Ellos dudaron un instante, pero ante la orden cortante se acercaron y me sujetaron de los brazos. Sus manos apretaban con tanta fuerza que me dolía.

"¿Qué demonios crees que estás haciendo?", grité, forcejeando contra su agarre.

Ella caminó hasta la mesa del comedor y se dejó caer en la silla que solía ocupar Gavin, cruzando las piernas con elegancia. Tomó un tenedor, lo giró entre sus dedos y examinó sus uñas con aire distraído.

"Voy a enseñarte lo que pasa cuando te metes con lo que es mío", murmuró con frialdad. "Golpéenla. Y cuando terminen, rómpanle las manos.
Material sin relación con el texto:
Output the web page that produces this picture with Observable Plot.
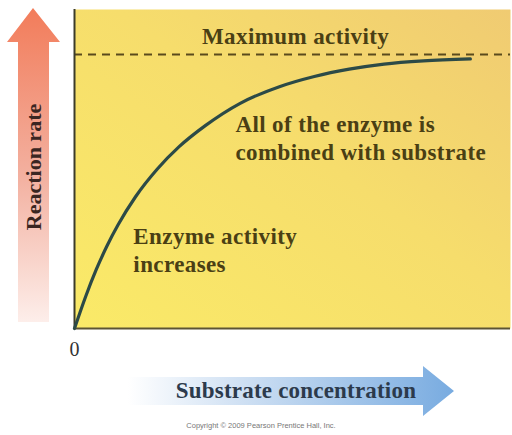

No quiero que vuelva a tocar a mi esposo".

"¡Esto es ilegal!", grité, sintiendo cómo el pánico me apretaba el pecho. "¡Irás a la cárcel!".

Ella soltó una carcajada, un sonido áspero y cruel, como vidrios quebrándose. "Las leyes son para los insignificantes. Mi familia controla a la mitad de los jueces de esta ciudad".

Uno de los hombres descargó un golpe seco contra mi estómago. El aire se escapó de mis pulmones y mi vista se llenó de manchas oscuras. Me golpearon una y otra vez hasta que el dolor estalló por todo mi cuerpo. Apenas podía mantenerme en pie; me desplomé en sus brazos mientras la conciencia empezaba a desvanecerse.

"Te daré una última oportunidad", escuché la voz helada de ella atravesando la neblina. "Arrodíllate y lame mis zapatos, y saldrás de aquí caminando".

"Vete al infierno", escupí con un hilo de voz.

Su expresión se deformó en un gesto de furia. "¡Rómpanle las manos!", chilló.

Uno de ellos me sujetó la muñeca con fuerza inhumana, como un torno de hierro, y empezó a doblarla hacia atrás. Cerré los ojos con fuerza, esperando escuchar el chasquido del hueso.

"¡El señor Hawkins está aquí!", gritó un camarero desde la puerta.